Manifestement, cela dépend des circonstances, de la manière dont cela est fait. Il n’y a pas de recette miracle, on s’en rend compte. Lorsque nous avons entrepris ce genre d’union avec les autonomistes, parfois cela a été positif, comme en 1992. Par contre, en 2004, une démarche de même nature, l’Unione Naziunale, a donné des résultats très décevants.
Pour les élections municipales [en mars 2014, ndlr], il faudra provoquer des alliances très larges avec les autonomistes. C’est le cadre où l’union doit se faire assez généreusement.
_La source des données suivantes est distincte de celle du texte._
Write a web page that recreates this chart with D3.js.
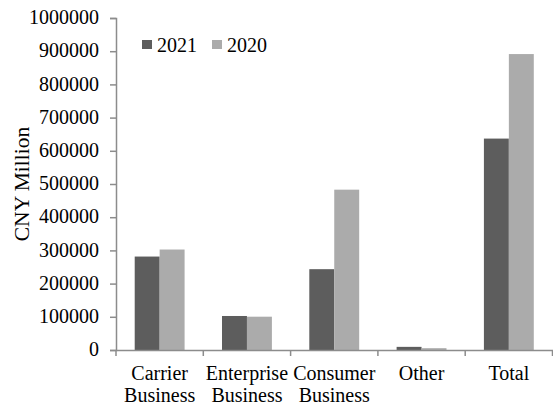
<!DOCTYPE html>
<html>
<head>
<meta charset="utf-8">
<script src="https://cdn.jsdelivr.net/npm/d3@7"></script>
<style>
  html, body { margin: 0; padding: 0; background: #fff; }
  svg { display: block; }
  svg text { font-family: "Liberation Serif", "DejaVu Serif", serif; fill: #000; }
</style>
</head>
<body>
<div id="chart"></div>
<script>
// Revenue by business segment, CNY million
const categories = [["Carrier", "Business"], ["Enterprise", "Business"], ["Consumer", "Business"], ["Other"], ["Total"]];
const seriesNames = ["2021", "2020"];
const values2021 = [281469, 102444, 243429, 9465, 636807];
const values2020 = [302621, 100339, 482916, 5492, 891368];
const yTicks = [0, 100000, 200000, 300000, 400000, 500000, 600000, 700000, 800000, 900000, 1000000];

const width = 553, height = 405;
const margin = { top: 18, right: 0, bottom: 55, left: 116 };
const fontStack = "'Liberation Serif', 'DejaVu Serif', serif";

const svg = d3.select("#chart").append("svg")
  .attr("width", width).attr("height", height)
  .attr("font-family", fontStack);

const x = d3.scaleBand()
  .domain(d3.range(categories.length))
  .range([margin.left, width - 0.5])
  .paddingInner(0).paddingOuter(0);

const xInner = d3.scaleBand()
  .domain(seriesNames)
  .range([0, x.bandwidth()])
  .paddingInner(0)
  .paddingOuter(0.75);

const y = d3.scaleLinear()
  .domain([0, 1000000])
  .range([height - margin.bottom, margin.top]);

const colors = { "2021": "#5d5d5d", "2020": "#ababab" };

// bars
const groups = svg.append("g").selectAll("g")
  .data(categories.map((c, i) => ({ i, vals: [values2021[i], values2020[i]] })))
  .join("g")
  .attr("transform", d => `translate(${x(d.i)},0)`);

groups.selectAll("rect")
  .data(d => d.vals.map((v, k) => ({ key: seriesNames[k], v })))
  .join("rect")
  .attr("x", d => xInner(d.key))
  .attr("width", xInner.bandwidth())
  .attr("y", d => y(d.v))
  .attr("height", d => y(0) - y(d.v))
  .attr("fill", d => colors[d.key]);

// y axis
const yAxis = d3.axisLeft(y)
  .tickValues(yTicks)
  .tickFormat(d3.format("d"))
  .tickSize(6)
  .tickPadding(11);

const yg = svg.append("g")
  .attr("transform", `translate(${margin.left},0)`)
  .call(yAxis)
  .attr("font-family", fontStack)
  .attr("font-size", 20);
yg.select(".domain").attr("stroke", "#8c8c8c").attr("stroke-width", 1.5);
yg.selectAll(".tick line").attr("stroke", "#8c8c8c").attr("stroke-width", 1.5);
yg.selectAll(".tick text").attr("fill", "#000").attr("dy", "0.28em");

// x axis
const xAxis = d3.axisBottom(x)
  .tickSize(0)
  .tickFormat("");
const xg = svg.append("g")
  .attr("transform", `translate(0,${y(0)})`)
  .call(xAxis);
xg.select(".domain").attr("stroke", "#8c8c8c").attr("stroke-width", 1.5);
// tick marks between categories
xg.selectAll(".sep")
  .data(d3.range(categories.length + 1))
  .join("line")
  .attr("class", "sep")
  .attr("x1", i => i < categories.length ? x(i) : x(categories.length - 1) + x.bandwidth())
  .attr("x2", i => i < categories.length ? x(i) : x(categories.length - 1) + x.bandwidth())
  .attr("y1", 0).attr("y2", 6)
  .attr("stroke", "#8c8c8c").attr("stroke-width", 1.5);

// category labels
const labels = svg.append("g").selectAll("text")
  .data(categories.map((c, i) => ({ c, i })))
  .join("text")
  .attr("text-anchor", "middle")
  .attr("x", d => x(d.i) + x.bandwidth() / 2)
  .attr("y", y(0) + 30)
  .attr("font-size", 20);
labels.selectAll("tspan")
  .data(d => d.c)
  .join("tspan")
  .attr("x", function () { return d3.select(this.parentNode).attr("x"); })
  .attr("dy", (d, k) => k === 0 ? 0 : 22)
  .text(d => d);

// y axis title
svg.append("text")
  .attr("transform", `translate(29,${(y(0) + y(1000000)) / 2}) rotate(-90)`)
  .attr("text-anchor", "middle")
  .attr("font-size", 21.5)
  .text("CNY Million");

// legend
const legend = svg.append("g").attr("transform", "translate(142,40)");
const legendItems = legend.selectAll("g")
  .data(seriesNames)
  .join("g")
  .attr("transform", (d, i) => `translate(${i * 70},0)`);
legendItems.append("rect")
  .attr("width", 10).attr("height", 9)
  .attr("fill", d => colors[d]);
legendItems.append("text")
  .attr("x", 15).attr("y", 12)
  .attr("font-size", 20)
  .text(d => d);
</script>
</body>
</html>
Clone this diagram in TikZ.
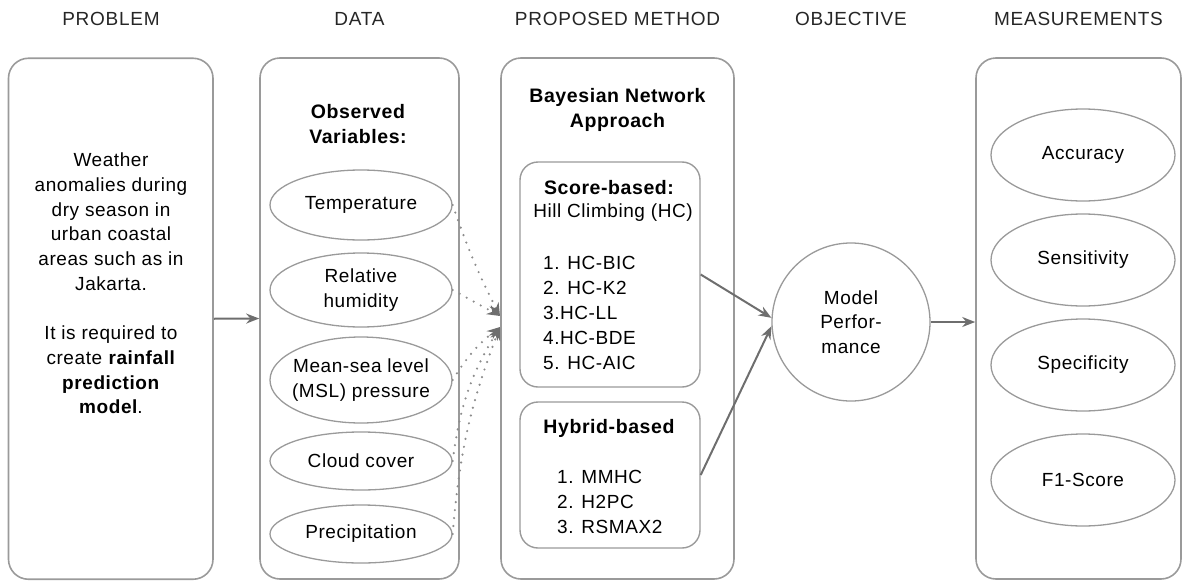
\documentclass[tikz,border=0pt]{standalone}
\usepackage{fontspec}
\setmainfont[LetterSpace=3]{Liberation Sans}
\newfontfamily\headfont[LetterSpace=4]{Liberation Sans}
\usetikzlibrary{arrows.meta,shapes.geometric}

\definecolor{framegray}{HTML}{9A9A9A}
\definecolor{arrowgray}{HTML}{6E6E6E}
\definecolor{dotgray}{HTML}{8C8C8C}

\begin{document}
\begin{tikzpicture}[x=1pt,y=-1pt,
  every node/.style={font=\fontsize{19}{24.7}\selectfont, text=black, inner sep=0pt},
  head/.style={font=\headfont\fontsize{19}{22}\selectfont, text=black!85},
  title/.style={align=center, font=\fontsize{19.5}{25}\selectfont\bfseries},
  listtext/.style={align=left, anchor=west, font=\fontsize{19}{25}\selectfont},
  panel/.style={draw=framegray, line width=1.6pt, rounded corners=20pt,
    minimum width=#1, minimum height=521pt},
  subbox/.style={draw=framegray, line width=1.4pt, rounded corners=18pt,
    minimum width=180pt},
  var/.style={draw=framegray, line width=1.3pt, ellipse, align=center,
    minimum width=182pt},
  metric/.style={draw=framegray, line width=1.3pt, ellipse,
    minimum width=184pt, minimum height=92pt},
  flow/.style={draw=arrowgray, line width=2pt,
    -{Stealth[length=13pt,width=10pt]}},
  feed/.style={draw=dotgray, line width=2.4pt, line cap=round,
    dash pattern=on 0pt off 8pt,
    -{Stealth[length=13pt,width=10pt,color=arrowgray]}}
]
\useasboundingbox (0,0) rectangle (1184,581);

% column headings
\node[head] (h1) at (111,19) {PROBLEM};
\node[head] (h2) at (359.5,19) {DATA};
\node[head] (h3) at (617.5,19) {PROPOSED METHOD};
\node[head] (h4) at (851,19) {OBJECTIVE};
\node[head] (h5) at (1078.5,19) {MEASUREMENTS};

% problem statement
\node[panel=204.5pt] (pb) at (110.75,318.75) {};
\node[align=center] (pt) at (111,283.5) {Weather\\anomalies during\\dry season in\\urban coastal\\areas such as in\\Jakarta.\\[24.7pt]It is required to\\create \textbf{rainfall}\\\textbf{prediction}\\\textbf{model}.};

% observed data
\node[panel=199pt] (db) at (359.5,318.5) {};
\node[title] (dt) at (358,124.5) {Observed\\Variables:};
\node[var, minimum height=70pt] (v1) at (361,205) {Temperature};
\node[var, minimum height=74pt] (v2) at (361,290) {Relative\\humidity};
\node[var, minimum height=86pt] (v3) at (361,380) {};
\node[align=center] (v3t) at (v3) {Mean-sea level\\(MSL) pressure};
\node[var, minimum height=58pt] (v4) at (361,461) {Cloud cover};
\node[var, minimum height=58pt] (v5) at (361,534) {Precipitation};

% proposed method
\node[panel=233pt] (pm) at (617.5,318.5) {};
\node[title] (pmt) at (617.5,109.5) {Bayesian Network\\Approach};
\node[subbox, minimum height=225pt] (sb) at (610,274.5) {};
\node[title] (sbt) at (609,188) {Score-based:};
\node (hc) at (613,213) {Hill Climbing (HC)};
\node[listtext] (hcl) at (543,313) {1. HC-BIC\\2. HC-K2\\3.HC-LL\\4.HC-BDE\\5. HC-AIC};
\node[subbox, minimum height=146pt] (hb) at (610,475) {};
\node[title] (hbt) at (609,428) {Hybrid-based};
\node[listtext] (hbl) at (557,502) {1. MMHC\\2. H2PC\\3. RSMAX2};

% objective
\node[draw=framegray, line width=1.3pt, circle, minimum size=158pt,
  align=center] (mp) at (851,322) {Model\\Perfor-\\mance};

% measurements
\node[panel=205pt] (mb) at (1078.5,318.5) {};
\node[metric] (m1) at (1083,155) {Accuracy};
\node[metric] (m2) at (1083,260) {Sensitivity};
\node[metric] (m3) at (1083,365) {Specificity};
\node[metric] (m4) at (1083,480) {F1-Score};

% main flow
\draw[flow] (pb.east) -- (db.west);
\draw[flow] (sb.east) -- (mp.177);
\draw[flow] (hb.east) -- (mp.183);
\draw[flow] (mp.east) -- (mp.east -| mb.west);

% variables feeding the network learner
\coordinate (ta) at (500,316);
\coordinate (tb) at (500,327);
\draw[feed] (v1.east) to[bend right=4] (ta);
\draw[feed] (v2.east) -- (ta);
\draw[feed] (v3.east) to[bend left=10] (tb);
\draw[feed] (v4.east) to[bend left=12] (tb);
\draw[feed] (v5.east) to[bend left=8] (tb);
\end{tikzpicture}
\end{document}
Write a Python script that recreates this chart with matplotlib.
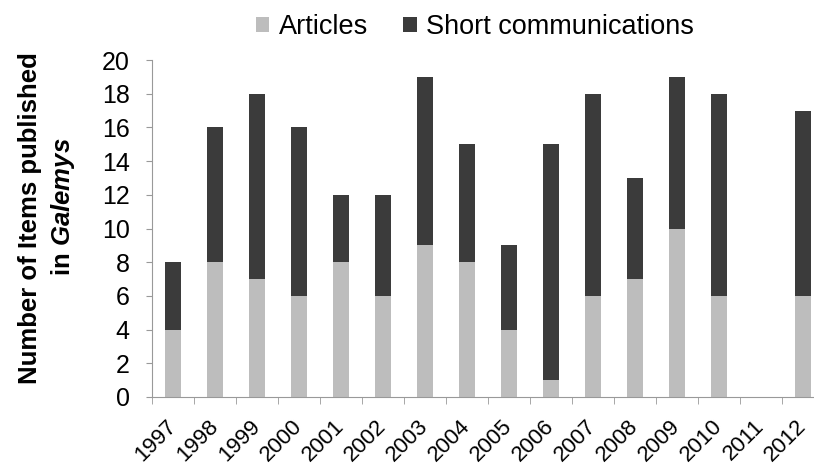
import numpy as np
import matplotlib.pyplot as plt
from matplotlib.ticker import FixedLocator

plt.rcParams['font.family'] = ['Liberation Sans', 'DejaVu Sans']
plt.rcParams['mathtext.fontset'] = 'custom'
plt.rcParams['mathtext.bfit'] = 'Liberation Sans:bold:italic'

years = ['1997', '1998', '1999', '2000', '2001', '2002', '2003', '2004',
         '2005', '2006', '2007', '2008', '2009', '2010', '2011', '2012']
articles = [4, 8, 7, 6, 8, 6, 9, 8, 4, 1, 6, 7, 10, 6, 0, 6]
short_comms = [4, 8, 11, 10, 4, 6, 10, 7, 5, 14, 12, 6, 9, 12, 0, 11]

fig = plt.figure(figsize=(8.14, 4.72), dpi=100)
ax = fig.add_axes([152/814, 1 - 397/472, 1 - 152/814, (397 - 60)/472])

x = np.arange(len(years))
ax.bar(x, articles, width=0.4, color='#bdbdbd', label='Articles')
ax.bar(x, short_comms, width=0.4, bottom=articles, color='#3b3b3b',
       label='Short communications')

ax.set_xlim(-0.5, 15.26)
ax.set_ylim(0, 20)
ax.set_yticks(range(0, 21, 2))
ax.set_xticks(x)
ax.set_xticklabels(years, rotation=45, ha='right', va='center',
                   rotation_mode='anchor')
ax.xaxis.set_minor_locator(FixedLocator(np.arange(-0.5, 16, 1)))
ax.tick_params(axis='x', which='major', length=0, labelsize=16, pad=19)
ax.tick_params(axis='x', which='minor', length=5, color='#999999')
ax.tick_params(axis='y', length=4, color='#999999', labelsize=18, pad=12)

for side in ['top', 'right']:
    ax.spines[side].set_visible(False)
for side in ['left', 'bottom']:
    ax.spines[side].set_color('#999999')

fig.text(30/814, 1 - 218/472, 'Number of Items published', rotation=90,
         ha='center', va='center', fontsize=18.5, fontweight='bold')
fig.text(63/814, 1 - 207/472, 'in $\\mathbfit{Galemys}$', rotation=90,
         ha='center', va='center', fontsize=18.5, fontweight='bold')

fig.legend(loc='center', bbox_to_anchor=(475/814, 1 - 27/472), ncol=2,
           frameon=False, fontsize=19.5, handlelength=0.5, handleheight=0.5,
           handletextpad=0.35, columnspacing=1.3)

fig.savefig('out.png', dpi=100)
Surtout dans les petites communes, où d’ailleurs, parfois, il y a des unions qui dépassent le courant nationaliste depuis très longtemps.
S’agissant des élections territoriales qui ne vont pas venir avant 2015, voire 2016, la question doit se poser, mais nous n’en sommes pas à ce stade de réflexion aujourd’hui.
Sur les grandes orientations à mettre en œuvre pour la Corse, les nationalistes doivent parler d’une seule voix, c’est-à-dire dans la cohérence. Nous sommes pour un projet commun sur ce qui nous rapproche – la langue, le foncier – où les autonomistes nous ont rejoints aujourd’hui sur nos propositions.
Cela ne veut pas dire que cela doit se traduire mécaniquement par des listes communes aux élections territoriales. Ce n’est pas évident, il peut très bien y avoir, comme d’ailleurs dans tous les pays, des élections avec des listes différentes et puis ensuite, pourquoi pas, si le mouvement national sort très renforcé des prochaines élections territoriales, gouverner ensemble la Collectivité territoriale corse. Cela est possible, peut-être même gouverner avec d’autres. Pourquoi pas, nous ne sommes pas à la veille de ces élections.